Personal information
- Full name: Edward Juxon Henry Haughton
- Born: 19 January 1883 Moulmein, British Burma
- Died: 17 November 1955 (aged 72) Hersham, Surrey, England
- Batting: Unknown
- Bowling: Unknown

Domestic team information
- 1912/13–1914/15: Europeans

Career statistics
| Competition | First-class |
| Matches | 7 |
| Runs scored | 288 |
| Batting average | 22.15 |
| 100s/50s | –/1 |
| Top score | 55 |
| Balls bowled | 705 |
| Wickets | 12 |
| Bowling average | 27.50 |
| 5 wickets in innings | – |
| 10 wickets in match | – |
| Best bowling | 3/30 |
| Catches/stumpings | 6/– |
- Source: ESPNcricinfo, 27 May 2023

= Edward Haughton =

English cricketer and Indian British Army officer (1883–1955)

Edward Juxon Henry Haughton (19 January 1883 — 17 November 1955) was an English first-class cricketer and British Indian Army officer.

The son of Colonel Thomas Hutchinson Haughton, he was born in British Burma at Moulmein in January 1883. He was educated in England at Bedford, before attending the Royal Military College, Sandhurst. He graduated from there into the Royal Warwickshire Regiment as a second lieutenant in January 1902. He was transferred to the British Indian Army in November 1903, being appointed to the 78th Moplah Rifles and being promoted to lieutenant in April 1904. With the abolition of the 78th under the Kitchener reforms of 1907, Haughton was posted to the Maratha Light Infantry. He was promoted to captain in July 1911. Haughton played first-class cricket in India for the Europeans cricket team, making his debut against the Parsees at Poona in the 1912-13 Bombay Presidency Match.
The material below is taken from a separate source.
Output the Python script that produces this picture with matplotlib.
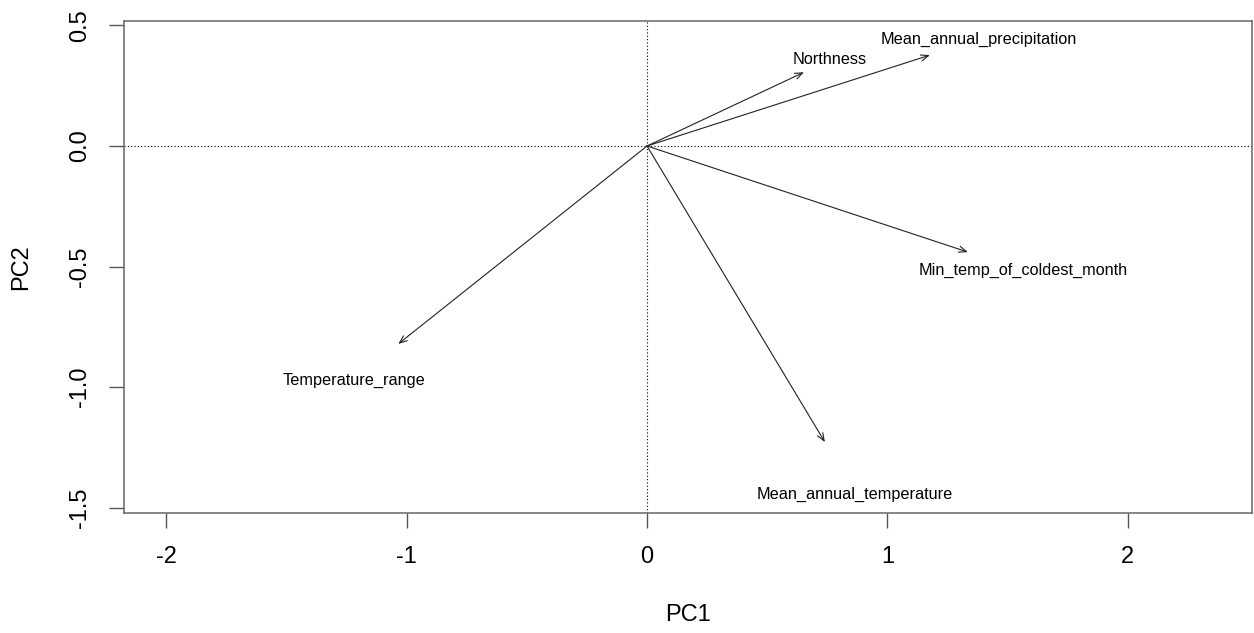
import matplotlib
matplotlib.use("Agg")
from matplotlib import pyplot as plt

plt.rcParams['font.family'] = ['Liberation Sans', 'DejaVu Sans']

# Loadings (arrow tips) and label positions
variables = ["Northness", "Mean_annual_precipitation", "Min_temp_of_coldest_month",
             "Temperature_range", "Mean_annual_temperature"]
pc1 = [0.653, 1.177, 1.335, -1.035, 0.740]
pc2 = [0.306, 0.377, -0.440, -0.821, -1.228]
lab_x = [0.761, 1.379, 1.566, -1.221, 0.865]
lab_y = [0.357, 0.444, -0.518, -0.971, -1.443]

x_ticks = [-2, -1, 0, 1, 2]
y_ticks = [0.5, 0.0, -0.5, -1.0, -1.5]

fig = plt.figure(figsize=(12.54, 6.33), dpi=100)
ax = fig.add_axes([0.0989, 0.1896, 0.8995, 0.778])

# Ejes de referencia
ax.axhline(0, color='black', linestyle=(0, (1, 2)), linewidth=0.8)
ax.axvline(0, color='black', linestyle=(0, (1, 2)), linewidth=0.8)

# Flechas
for x, y in zip(pc1, pc2):
    ax.annotate("", xy=(x, y), xytext=(0, 0),
                arrowprops=dict(arrowstyle="->,head_length=0.55,head_width=0.22",
                                color='#222222', lw=0.8,
                                shrinkA=0, shrinkB=0))
for name, x, y in zip(variables, lab_x, lab_y):
    ax.text(x, y, name, ha='center', va='center', fontsize=11.7, color='black')

ax.set_xlim(-2.176, 2.517)
ax.set_ylim(-1.522, 0.5205)

ax.set_xticks(x_ticks)
ax.set_xticklabels([str(t) for t in x_ticks])
ax.set_yticks(y_ticks)
ax.set_yticklabels(["%.1f" % t for t in y_ticks], rotation=90, va='center')
ax.tick_params(axis='both', length=11, width=1.0, color='#555555',
               labelsize=17, pad=13)

for s in ax.spines.values():
    s.set_color('#666666')
    s.set_linewidth(1.1)

ax.set_xlabel("PC1", fontsize=17, labelpad=26)
ax.set_ylabel("PC2", fontsize=17, labelpad=26)

fig.savefig("out.png", dpi=100)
He played for the Europeans until September 1914, making six appearances in the Bombay Presidency Matches. He scored 211 runs in these matches, at an average of 17.58 and a highest score of 55. With the ball, he took 10 wickets at a bowling average of 24.70, with best figures of 3 for 30. In addition to playing for the Europeans, Haughton also made a single first-class appearance for J. G. Greig's XI against the Hindus in August 1912, scoring 77 runs in the match and taking 2 wickets.

Haughton served in the British Indian Army during the First World War, where he saw action in the Mesopotamian campaign. As part of the 105th Maratha, he joined up with the 3rd (Lahore) Division in September 1916 to take part in the attempt to relieve British forces besieged of Kut, with him seeing action in the First Battle of Jebel Hamlin in March 1917. He had been promoted to major in January 1917. During his deployment to Mesopotamia, Haughton was awarded the Royal Humane Society Bronze Medal for saving the life of a member of the Gurkha Rifles who had fallen into the Shatt al-Arab, with him jumping into the river to save the Rifleman. He was made a Companion of the Distinguished Service Order in February 1918. In the closing stages of the war, the 3rd Lahore Division was transferred to Egypt, but Haughton returned to India. There he served as a brigade major, and saw action in the Third Anglo-Afghan War, where he was wounded in action. He was promoted to lieutenant colonel in May 1926, before retiring from active service in April 1931. Haughton later retired to England, where he died suddenly while playing golf at Burhill Golf Club in Surrey on 17 November 1955.